__Exercise goal__.
Determine the count of lines holding "document" and give that count alone.

__Given information__.

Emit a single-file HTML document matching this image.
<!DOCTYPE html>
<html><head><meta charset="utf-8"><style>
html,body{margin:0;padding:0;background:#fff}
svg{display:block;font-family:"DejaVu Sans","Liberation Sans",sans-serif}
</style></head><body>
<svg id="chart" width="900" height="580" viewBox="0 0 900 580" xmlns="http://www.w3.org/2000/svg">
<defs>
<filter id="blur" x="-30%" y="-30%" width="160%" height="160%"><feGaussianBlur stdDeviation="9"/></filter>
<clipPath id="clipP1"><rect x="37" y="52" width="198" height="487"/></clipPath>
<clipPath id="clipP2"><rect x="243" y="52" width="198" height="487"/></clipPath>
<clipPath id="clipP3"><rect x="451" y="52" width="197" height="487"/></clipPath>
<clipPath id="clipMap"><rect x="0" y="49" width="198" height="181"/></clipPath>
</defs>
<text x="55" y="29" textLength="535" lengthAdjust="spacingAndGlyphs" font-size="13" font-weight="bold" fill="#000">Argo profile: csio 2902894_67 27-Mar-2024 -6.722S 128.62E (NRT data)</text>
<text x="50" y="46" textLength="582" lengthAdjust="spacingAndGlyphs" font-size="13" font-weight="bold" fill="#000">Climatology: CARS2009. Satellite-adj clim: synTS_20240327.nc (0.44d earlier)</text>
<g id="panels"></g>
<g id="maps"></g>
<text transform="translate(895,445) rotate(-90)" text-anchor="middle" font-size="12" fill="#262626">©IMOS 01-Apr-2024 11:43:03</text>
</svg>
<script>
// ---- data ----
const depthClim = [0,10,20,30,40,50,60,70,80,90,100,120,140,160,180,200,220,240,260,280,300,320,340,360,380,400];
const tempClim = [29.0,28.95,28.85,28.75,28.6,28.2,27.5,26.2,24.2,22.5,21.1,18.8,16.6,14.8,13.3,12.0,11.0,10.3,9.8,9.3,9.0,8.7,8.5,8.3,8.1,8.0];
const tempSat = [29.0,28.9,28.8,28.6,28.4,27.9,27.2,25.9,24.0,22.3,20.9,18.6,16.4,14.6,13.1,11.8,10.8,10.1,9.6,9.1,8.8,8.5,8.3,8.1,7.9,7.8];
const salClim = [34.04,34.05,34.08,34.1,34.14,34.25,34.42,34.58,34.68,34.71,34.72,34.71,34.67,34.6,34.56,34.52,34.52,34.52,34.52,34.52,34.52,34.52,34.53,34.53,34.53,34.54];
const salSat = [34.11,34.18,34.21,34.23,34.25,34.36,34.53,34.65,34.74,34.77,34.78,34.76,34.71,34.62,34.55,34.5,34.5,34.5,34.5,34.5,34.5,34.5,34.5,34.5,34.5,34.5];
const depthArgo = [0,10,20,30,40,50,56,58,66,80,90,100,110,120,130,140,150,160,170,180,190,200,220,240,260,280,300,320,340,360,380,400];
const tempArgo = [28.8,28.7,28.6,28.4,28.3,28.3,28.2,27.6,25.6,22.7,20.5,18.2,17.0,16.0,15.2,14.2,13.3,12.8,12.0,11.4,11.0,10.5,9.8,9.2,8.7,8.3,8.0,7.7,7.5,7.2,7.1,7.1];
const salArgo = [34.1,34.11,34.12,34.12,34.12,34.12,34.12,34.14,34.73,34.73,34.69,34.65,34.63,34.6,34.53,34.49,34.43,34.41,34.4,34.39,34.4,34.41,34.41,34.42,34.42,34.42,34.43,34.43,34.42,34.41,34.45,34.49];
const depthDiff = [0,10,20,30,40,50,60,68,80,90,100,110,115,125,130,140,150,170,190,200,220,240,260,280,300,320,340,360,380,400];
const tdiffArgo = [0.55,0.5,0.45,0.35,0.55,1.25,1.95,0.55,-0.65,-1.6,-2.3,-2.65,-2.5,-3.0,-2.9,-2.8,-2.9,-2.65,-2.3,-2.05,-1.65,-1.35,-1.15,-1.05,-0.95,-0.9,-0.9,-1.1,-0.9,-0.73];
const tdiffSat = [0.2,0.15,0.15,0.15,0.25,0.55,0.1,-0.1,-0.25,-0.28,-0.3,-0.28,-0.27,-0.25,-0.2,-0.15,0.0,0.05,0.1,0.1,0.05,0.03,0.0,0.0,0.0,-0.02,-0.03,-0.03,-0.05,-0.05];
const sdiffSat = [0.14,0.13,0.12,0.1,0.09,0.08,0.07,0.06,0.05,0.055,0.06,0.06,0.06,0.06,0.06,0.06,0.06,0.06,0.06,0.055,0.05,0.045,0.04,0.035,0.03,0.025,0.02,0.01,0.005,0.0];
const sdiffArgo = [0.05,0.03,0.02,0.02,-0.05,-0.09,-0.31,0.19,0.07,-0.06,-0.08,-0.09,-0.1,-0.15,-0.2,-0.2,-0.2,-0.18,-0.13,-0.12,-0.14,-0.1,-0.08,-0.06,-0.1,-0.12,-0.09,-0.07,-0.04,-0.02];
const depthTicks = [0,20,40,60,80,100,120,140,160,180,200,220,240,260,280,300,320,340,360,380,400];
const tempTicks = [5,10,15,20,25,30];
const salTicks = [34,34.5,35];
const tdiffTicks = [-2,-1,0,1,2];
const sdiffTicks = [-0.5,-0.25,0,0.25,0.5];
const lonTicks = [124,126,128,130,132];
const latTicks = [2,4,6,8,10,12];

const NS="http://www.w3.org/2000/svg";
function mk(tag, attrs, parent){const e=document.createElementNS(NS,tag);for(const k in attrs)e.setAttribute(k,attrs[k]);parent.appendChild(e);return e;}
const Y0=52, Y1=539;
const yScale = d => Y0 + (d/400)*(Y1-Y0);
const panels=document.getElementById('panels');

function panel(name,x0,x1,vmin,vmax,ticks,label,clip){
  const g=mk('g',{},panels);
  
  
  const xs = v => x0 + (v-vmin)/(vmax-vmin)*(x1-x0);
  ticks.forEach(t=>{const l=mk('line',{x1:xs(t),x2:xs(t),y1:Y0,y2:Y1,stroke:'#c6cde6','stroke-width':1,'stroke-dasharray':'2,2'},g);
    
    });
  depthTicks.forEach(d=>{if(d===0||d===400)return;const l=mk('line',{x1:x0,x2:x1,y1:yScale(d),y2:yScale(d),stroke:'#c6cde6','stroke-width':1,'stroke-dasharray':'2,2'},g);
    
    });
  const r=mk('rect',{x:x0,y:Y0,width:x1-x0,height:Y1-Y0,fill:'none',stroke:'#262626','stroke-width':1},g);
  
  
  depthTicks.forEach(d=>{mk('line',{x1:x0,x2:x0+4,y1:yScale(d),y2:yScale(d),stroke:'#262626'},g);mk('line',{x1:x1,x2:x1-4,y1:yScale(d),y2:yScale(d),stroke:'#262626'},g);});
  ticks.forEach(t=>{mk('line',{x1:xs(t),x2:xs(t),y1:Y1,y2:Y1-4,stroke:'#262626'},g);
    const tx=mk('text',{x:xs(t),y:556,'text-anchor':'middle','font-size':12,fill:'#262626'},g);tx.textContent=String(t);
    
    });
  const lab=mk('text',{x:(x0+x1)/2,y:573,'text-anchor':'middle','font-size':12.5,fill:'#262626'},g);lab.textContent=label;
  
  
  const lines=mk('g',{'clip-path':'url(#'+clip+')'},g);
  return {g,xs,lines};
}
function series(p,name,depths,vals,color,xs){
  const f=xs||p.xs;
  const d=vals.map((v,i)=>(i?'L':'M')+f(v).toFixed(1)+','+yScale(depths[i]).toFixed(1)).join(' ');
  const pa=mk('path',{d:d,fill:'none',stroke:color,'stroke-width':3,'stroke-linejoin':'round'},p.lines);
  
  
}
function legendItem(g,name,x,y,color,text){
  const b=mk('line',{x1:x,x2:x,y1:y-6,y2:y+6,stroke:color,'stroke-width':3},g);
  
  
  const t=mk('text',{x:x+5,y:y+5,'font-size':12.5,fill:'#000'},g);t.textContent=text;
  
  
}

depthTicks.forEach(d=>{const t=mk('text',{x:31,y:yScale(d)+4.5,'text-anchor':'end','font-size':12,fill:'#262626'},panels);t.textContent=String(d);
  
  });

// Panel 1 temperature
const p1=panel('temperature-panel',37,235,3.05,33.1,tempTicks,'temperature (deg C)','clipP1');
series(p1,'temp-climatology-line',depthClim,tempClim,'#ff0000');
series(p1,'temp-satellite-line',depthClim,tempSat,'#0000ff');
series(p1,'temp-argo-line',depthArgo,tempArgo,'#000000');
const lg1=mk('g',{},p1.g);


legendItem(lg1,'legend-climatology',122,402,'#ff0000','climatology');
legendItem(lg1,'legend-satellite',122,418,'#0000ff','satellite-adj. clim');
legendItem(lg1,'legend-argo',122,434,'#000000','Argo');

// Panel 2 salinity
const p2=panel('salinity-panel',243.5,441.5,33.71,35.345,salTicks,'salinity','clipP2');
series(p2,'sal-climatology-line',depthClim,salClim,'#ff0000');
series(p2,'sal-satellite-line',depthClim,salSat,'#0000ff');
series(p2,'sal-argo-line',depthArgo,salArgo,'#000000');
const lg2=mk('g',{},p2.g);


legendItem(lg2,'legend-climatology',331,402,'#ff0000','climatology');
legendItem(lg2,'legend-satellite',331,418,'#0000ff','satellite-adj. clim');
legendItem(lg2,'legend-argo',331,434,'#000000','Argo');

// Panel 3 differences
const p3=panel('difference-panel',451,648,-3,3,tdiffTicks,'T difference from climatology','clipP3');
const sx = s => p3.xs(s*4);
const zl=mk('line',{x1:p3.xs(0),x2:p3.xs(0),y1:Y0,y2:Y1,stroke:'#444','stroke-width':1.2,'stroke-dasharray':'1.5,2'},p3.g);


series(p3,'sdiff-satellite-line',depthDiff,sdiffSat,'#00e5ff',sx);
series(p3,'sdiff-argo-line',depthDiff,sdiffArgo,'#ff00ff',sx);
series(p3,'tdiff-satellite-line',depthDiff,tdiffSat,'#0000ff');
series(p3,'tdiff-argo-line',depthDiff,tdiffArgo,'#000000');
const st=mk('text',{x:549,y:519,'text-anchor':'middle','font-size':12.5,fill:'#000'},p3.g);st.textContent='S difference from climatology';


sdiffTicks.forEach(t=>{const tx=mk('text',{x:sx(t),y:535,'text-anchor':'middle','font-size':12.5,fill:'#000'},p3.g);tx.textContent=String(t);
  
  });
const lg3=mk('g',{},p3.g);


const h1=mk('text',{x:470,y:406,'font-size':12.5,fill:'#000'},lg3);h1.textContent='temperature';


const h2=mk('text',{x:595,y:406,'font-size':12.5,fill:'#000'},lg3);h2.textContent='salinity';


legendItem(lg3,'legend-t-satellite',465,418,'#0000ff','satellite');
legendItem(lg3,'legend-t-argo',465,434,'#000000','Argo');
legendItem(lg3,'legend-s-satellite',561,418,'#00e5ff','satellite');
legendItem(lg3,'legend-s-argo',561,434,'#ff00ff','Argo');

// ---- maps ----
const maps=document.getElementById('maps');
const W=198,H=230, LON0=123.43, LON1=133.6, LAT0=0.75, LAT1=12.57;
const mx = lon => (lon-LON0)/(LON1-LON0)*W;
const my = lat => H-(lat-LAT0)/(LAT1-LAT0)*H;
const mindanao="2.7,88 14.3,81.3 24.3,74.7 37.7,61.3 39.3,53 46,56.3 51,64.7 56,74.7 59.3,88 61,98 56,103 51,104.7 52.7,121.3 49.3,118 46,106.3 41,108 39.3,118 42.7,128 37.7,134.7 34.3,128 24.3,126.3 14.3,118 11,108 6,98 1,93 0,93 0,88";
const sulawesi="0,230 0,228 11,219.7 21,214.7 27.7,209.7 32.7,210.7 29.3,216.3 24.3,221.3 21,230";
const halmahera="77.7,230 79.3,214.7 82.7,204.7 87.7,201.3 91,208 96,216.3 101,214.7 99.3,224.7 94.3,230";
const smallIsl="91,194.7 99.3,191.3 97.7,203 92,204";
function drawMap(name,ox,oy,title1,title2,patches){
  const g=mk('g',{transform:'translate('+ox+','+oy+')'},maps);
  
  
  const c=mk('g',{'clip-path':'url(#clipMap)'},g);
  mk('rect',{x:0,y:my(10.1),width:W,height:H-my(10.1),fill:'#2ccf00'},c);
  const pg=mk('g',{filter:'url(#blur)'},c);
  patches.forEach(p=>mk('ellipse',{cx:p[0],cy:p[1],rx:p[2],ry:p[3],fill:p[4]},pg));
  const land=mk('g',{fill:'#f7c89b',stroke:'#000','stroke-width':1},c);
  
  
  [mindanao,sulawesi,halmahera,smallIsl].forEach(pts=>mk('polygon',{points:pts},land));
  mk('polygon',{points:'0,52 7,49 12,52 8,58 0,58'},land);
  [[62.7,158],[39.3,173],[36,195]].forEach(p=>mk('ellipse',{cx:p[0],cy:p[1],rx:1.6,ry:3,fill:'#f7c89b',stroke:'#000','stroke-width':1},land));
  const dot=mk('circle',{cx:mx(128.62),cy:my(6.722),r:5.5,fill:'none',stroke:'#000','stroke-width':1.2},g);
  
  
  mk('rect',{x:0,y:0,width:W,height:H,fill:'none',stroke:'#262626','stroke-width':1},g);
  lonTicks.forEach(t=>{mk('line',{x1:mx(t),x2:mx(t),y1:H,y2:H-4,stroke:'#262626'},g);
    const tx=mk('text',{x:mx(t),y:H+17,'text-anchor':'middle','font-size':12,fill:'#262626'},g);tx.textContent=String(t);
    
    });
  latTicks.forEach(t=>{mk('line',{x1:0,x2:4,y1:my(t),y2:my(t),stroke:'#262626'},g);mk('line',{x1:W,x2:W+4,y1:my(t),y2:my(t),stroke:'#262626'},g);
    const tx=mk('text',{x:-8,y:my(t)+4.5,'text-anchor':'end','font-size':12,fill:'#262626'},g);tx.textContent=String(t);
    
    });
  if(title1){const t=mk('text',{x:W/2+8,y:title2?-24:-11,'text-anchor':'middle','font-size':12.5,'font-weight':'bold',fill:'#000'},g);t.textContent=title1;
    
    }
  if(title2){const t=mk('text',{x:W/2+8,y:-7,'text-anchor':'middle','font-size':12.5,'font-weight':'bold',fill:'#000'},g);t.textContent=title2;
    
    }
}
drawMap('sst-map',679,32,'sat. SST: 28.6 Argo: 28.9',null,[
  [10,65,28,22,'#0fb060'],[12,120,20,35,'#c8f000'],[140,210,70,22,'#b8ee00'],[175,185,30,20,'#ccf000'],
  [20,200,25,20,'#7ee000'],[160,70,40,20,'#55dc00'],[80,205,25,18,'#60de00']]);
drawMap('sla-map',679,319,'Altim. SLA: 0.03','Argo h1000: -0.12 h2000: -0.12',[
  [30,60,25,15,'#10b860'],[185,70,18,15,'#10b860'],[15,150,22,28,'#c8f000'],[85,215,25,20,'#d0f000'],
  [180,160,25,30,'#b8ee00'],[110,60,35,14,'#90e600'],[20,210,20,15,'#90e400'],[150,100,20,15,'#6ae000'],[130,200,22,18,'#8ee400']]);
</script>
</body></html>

__Written solution__.
4